• _WRITTEN REQUEST_: Repeat the material exactly from its first line to the line that includes "const intensity: number[]". Skip pictures.
— START DATASET EXCERPT —
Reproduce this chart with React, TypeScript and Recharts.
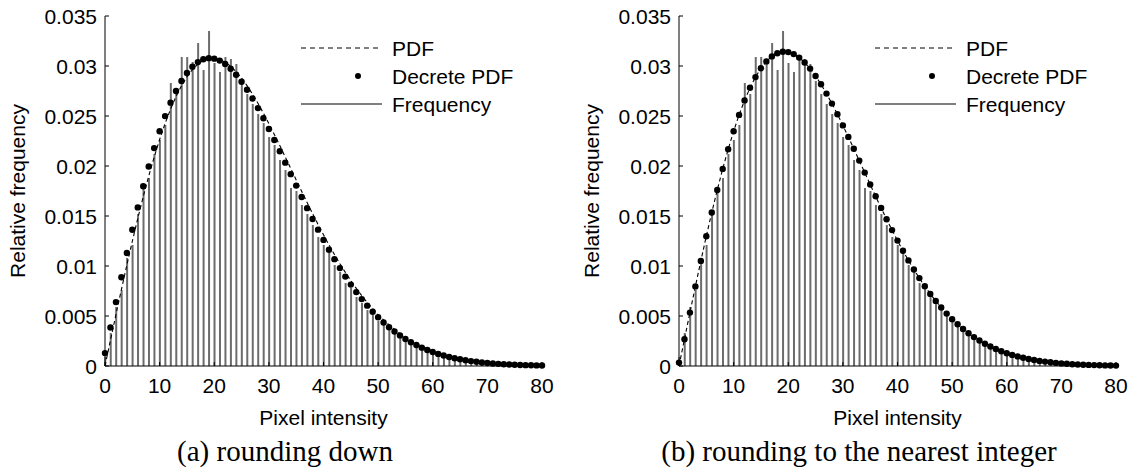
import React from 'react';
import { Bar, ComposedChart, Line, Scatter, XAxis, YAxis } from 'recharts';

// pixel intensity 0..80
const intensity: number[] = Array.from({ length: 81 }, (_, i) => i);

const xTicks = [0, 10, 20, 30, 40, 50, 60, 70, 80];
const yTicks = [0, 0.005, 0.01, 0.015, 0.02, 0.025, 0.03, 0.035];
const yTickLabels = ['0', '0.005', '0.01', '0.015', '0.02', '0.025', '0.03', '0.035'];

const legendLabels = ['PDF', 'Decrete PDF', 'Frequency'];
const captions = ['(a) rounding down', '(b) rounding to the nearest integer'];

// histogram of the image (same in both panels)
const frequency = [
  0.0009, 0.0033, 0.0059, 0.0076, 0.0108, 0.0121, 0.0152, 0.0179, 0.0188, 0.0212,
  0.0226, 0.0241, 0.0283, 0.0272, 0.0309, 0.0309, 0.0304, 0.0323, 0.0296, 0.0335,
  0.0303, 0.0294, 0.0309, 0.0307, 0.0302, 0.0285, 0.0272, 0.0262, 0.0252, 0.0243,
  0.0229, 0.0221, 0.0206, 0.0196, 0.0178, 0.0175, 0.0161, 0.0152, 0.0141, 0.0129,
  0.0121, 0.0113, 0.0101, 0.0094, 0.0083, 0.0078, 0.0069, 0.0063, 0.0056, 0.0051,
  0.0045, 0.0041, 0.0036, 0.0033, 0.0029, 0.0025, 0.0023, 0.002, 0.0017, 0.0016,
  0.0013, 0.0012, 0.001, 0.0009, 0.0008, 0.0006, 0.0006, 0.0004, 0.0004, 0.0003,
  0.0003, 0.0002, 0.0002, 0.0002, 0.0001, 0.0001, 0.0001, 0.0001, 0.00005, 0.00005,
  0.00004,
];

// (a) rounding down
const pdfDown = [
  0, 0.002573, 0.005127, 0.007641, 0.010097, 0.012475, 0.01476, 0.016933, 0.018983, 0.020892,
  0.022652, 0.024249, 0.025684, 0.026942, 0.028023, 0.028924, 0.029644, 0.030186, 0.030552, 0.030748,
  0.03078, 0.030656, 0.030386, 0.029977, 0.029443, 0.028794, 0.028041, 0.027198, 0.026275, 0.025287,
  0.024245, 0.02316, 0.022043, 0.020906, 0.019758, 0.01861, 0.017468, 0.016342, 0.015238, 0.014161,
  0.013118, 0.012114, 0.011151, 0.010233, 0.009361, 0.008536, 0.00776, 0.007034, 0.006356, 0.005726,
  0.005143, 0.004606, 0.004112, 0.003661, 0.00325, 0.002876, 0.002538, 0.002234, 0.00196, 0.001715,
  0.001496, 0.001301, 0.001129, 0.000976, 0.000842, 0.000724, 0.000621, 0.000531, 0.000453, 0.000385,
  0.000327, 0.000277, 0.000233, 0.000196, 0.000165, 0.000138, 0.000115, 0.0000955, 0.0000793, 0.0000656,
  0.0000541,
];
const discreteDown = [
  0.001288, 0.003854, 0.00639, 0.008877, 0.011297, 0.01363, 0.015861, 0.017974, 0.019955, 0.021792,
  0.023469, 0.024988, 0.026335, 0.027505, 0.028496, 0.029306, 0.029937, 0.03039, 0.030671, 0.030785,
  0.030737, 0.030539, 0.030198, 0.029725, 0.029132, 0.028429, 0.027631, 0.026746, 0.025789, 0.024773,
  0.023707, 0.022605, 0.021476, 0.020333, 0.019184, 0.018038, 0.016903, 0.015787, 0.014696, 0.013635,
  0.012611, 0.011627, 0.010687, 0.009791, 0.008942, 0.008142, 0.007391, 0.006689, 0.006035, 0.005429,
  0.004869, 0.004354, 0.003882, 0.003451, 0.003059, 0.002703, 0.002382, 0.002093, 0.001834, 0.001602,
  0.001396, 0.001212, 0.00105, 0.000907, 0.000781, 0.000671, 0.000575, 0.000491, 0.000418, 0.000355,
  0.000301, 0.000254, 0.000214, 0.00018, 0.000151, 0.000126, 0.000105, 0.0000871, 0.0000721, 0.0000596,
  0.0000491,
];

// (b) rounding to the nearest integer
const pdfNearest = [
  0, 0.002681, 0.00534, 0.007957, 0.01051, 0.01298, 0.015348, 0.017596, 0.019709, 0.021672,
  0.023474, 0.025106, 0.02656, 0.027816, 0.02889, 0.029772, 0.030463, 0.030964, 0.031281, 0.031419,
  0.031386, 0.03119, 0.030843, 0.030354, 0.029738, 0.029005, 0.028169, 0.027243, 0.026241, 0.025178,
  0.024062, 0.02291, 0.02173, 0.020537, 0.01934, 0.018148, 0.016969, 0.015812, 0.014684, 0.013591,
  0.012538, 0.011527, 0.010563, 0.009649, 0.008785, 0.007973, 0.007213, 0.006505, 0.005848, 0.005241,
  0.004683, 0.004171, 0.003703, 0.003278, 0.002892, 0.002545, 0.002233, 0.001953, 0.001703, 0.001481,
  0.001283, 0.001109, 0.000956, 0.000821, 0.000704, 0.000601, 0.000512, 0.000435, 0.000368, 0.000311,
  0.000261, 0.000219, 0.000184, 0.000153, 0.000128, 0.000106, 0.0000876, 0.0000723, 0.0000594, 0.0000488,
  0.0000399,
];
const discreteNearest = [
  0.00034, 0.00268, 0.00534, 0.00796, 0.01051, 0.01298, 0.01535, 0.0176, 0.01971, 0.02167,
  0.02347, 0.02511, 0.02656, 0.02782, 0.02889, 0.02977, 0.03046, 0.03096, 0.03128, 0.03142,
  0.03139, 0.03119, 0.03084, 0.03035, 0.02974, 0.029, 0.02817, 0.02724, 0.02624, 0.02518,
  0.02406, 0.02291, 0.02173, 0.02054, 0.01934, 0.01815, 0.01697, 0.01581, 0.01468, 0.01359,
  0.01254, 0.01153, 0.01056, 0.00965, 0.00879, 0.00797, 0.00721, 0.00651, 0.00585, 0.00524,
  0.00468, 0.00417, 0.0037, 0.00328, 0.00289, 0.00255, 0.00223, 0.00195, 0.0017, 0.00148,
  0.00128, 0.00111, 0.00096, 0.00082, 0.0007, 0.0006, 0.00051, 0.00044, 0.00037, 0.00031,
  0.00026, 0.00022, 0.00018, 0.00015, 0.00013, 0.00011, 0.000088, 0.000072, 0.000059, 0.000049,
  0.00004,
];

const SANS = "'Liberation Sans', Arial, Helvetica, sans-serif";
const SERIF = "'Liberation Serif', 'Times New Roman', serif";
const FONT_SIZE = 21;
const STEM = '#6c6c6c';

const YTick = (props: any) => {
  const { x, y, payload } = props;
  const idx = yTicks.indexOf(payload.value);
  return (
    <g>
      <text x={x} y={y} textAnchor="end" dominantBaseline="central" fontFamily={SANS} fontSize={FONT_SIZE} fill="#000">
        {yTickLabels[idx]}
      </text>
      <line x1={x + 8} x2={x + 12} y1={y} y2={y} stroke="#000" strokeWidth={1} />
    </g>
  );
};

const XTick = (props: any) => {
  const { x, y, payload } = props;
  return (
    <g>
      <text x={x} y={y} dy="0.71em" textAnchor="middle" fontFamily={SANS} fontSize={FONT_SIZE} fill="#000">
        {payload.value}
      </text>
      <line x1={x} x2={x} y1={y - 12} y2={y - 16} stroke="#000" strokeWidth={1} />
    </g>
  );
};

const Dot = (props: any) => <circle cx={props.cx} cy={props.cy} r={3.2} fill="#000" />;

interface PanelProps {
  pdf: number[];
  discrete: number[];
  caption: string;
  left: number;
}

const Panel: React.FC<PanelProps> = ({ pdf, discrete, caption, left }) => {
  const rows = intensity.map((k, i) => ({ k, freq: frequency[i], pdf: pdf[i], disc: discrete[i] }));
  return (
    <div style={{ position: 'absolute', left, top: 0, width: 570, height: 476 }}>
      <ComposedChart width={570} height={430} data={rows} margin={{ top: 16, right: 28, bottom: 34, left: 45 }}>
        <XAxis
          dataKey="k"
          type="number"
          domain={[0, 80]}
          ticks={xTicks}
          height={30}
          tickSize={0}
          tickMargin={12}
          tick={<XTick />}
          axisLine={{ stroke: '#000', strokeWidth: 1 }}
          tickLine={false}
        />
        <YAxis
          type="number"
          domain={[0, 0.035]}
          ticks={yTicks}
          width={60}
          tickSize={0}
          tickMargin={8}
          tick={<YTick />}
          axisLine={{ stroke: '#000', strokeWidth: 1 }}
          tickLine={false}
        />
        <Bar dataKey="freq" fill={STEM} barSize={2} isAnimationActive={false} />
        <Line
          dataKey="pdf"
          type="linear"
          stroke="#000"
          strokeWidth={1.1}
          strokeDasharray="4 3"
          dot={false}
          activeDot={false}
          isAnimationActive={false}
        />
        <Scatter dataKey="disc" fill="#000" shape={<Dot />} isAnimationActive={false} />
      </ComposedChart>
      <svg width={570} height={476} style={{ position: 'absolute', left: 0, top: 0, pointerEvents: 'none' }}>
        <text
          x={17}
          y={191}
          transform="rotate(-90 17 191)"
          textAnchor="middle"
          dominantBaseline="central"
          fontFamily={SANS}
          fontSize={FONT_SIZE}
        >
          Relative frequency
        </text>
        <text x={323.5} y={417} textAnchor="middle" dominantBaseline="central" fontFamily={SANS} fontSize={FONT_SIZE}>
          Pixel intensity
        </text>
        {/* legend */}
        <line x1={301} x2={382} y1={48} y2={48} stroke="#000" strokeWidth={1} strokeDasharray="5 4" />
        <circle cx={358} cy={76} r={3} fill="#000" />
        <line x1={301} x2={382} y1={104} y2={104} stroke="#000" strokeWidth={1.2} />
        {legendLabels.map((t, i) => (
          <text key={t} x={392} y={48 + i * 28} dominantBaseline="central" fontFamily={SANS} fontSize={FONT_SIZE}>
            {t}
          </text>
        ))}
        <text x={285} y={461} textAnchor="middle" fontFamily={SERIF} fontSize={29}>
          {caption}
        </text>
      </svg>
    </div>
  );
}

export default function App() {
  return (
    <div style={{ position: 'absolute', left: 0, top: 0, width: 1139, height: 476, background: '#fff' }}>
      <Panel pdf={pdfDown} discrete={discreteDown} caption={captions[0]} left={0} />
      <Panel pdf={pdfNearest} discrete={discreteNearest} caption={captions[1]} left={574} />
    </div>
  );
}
— END DATASET EXCERPT —
• _ANSWER TO THIS PROBLEM_:
Reproduce this chart with React, TypeScript and Recharts.
import React from 'react';
import { Bar, ComposedChart, Line, Scatter, XAxis, YAxis } from 'recharts';

// pixel intensity 0..80
const intensity: number[] = Array.from({ length: 81 }, (_, i) => i);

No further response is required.